Há cem anos atrás, a capital da província do Espírito Santo, muito embora já gozasse dos foros de cidade, não passava de um povoado cuja resistência aos hábitos e tradições coloniais entravava o progresso. Sua população pouco excedia a cifra de cinco mil habitantes, vivendo a maioria com o produto da pesca e avassalada pelo marasmo e a indolência.

Sem obedecer a qualquer regularidade ou simetria, Vitória se apertava em anfiteatro, à margem de plácida baía, ruazinhas estreitas, tortuosas, escorregadias, procurando o paralelismo da praia, ou subindo as rampas do morro desbeçado pelas enxurradas e enfeitado pelas ramas de melões de São Caetano, perdendo-se em becos ou vielas ladeiraosas e labirínticas.

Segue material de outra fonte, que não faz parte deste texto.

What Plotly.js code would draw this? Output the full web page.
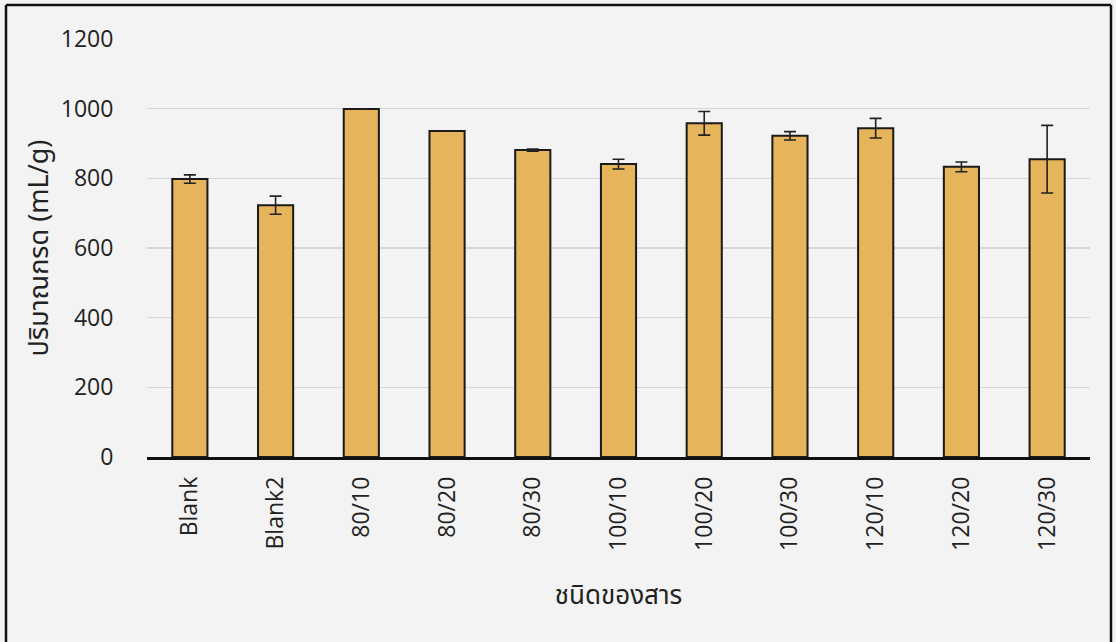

Ruas ou ruelas, algumas apertadíssimas, tomadas pelo vicejante capim pé de galinha, calçadas ou não, com pedras disformes, como a Ladeira do Pelourinho, ao longo da qual não passavam três homens em linha de frente, famosa por nela ter morado, outrora, em um sobrado, a heroína Maria Ortiz, que fizera recuar os holandeses, jogando sobre eles água fervente. Ruas dos Pescadores, da Capelinha, do Comércio, do Pôrto dos Padres, de Santa Luzia, da Fonte Grande, Ladeira de Pernambuco. Largo da Conceição. Pélame e a pitoresca e modesta rua da Várzea. Na rua das Flôres, outro vulto da história capixaba, o herói Domingos Martins, cabeça da Revolução Nativista Pernambucana de 1817, vivera parte de sua infância. Ah! eu já me ia esquecendo da rua do Ouvidor, antiga rua da Praia, que, nem ao longe, pelo aspecto modesto, podia fazer lembrar a sua homônima da Côrte, e a rua do Piolho...

As casas, em grande parte assobradadas, algumas com janelas de vidraças em côres, balcões de madeira e portais de pedra, entalhados em Portugal, trazidos como lastro dos navios, casas ou choupanas, cabriteavam em desordem a encosta, repousadas em esteios suplementares, em estacas, ou sôbre velhas bases de alvenaria.

Nos telhados limosos, telhas em canoas, e nos seus beirais, chilreavam as cambaxirras, revoluteavam as andorinhas, cresciam plantas audaciosas, adubadas pelos urubus (os mais eficientes «funcionários» da Limpeza Pública), que se postavam a cavaleiro, no convexo das cumeeiras, abrindo as asas para se requentar ao sol.

A vista da baía era sempre agradável, especialmente quando postado o observador mais de longe, para abarcar o conjunto emoldurado pelo verde da vegetação; o extenso mangal da preamar; as fruteiras das chácaras e dos pomares e a mata que vestia os elevadaços.

Desembarcava-se no Cais das Colunas, situado abaixo do Palácio da Presidência; no da casa do Azambuja; no Cais Grande, onde atracavam as sumacas; ou no Cais do Santíssimo, do Batalhão ou o Pôrto dos Padres.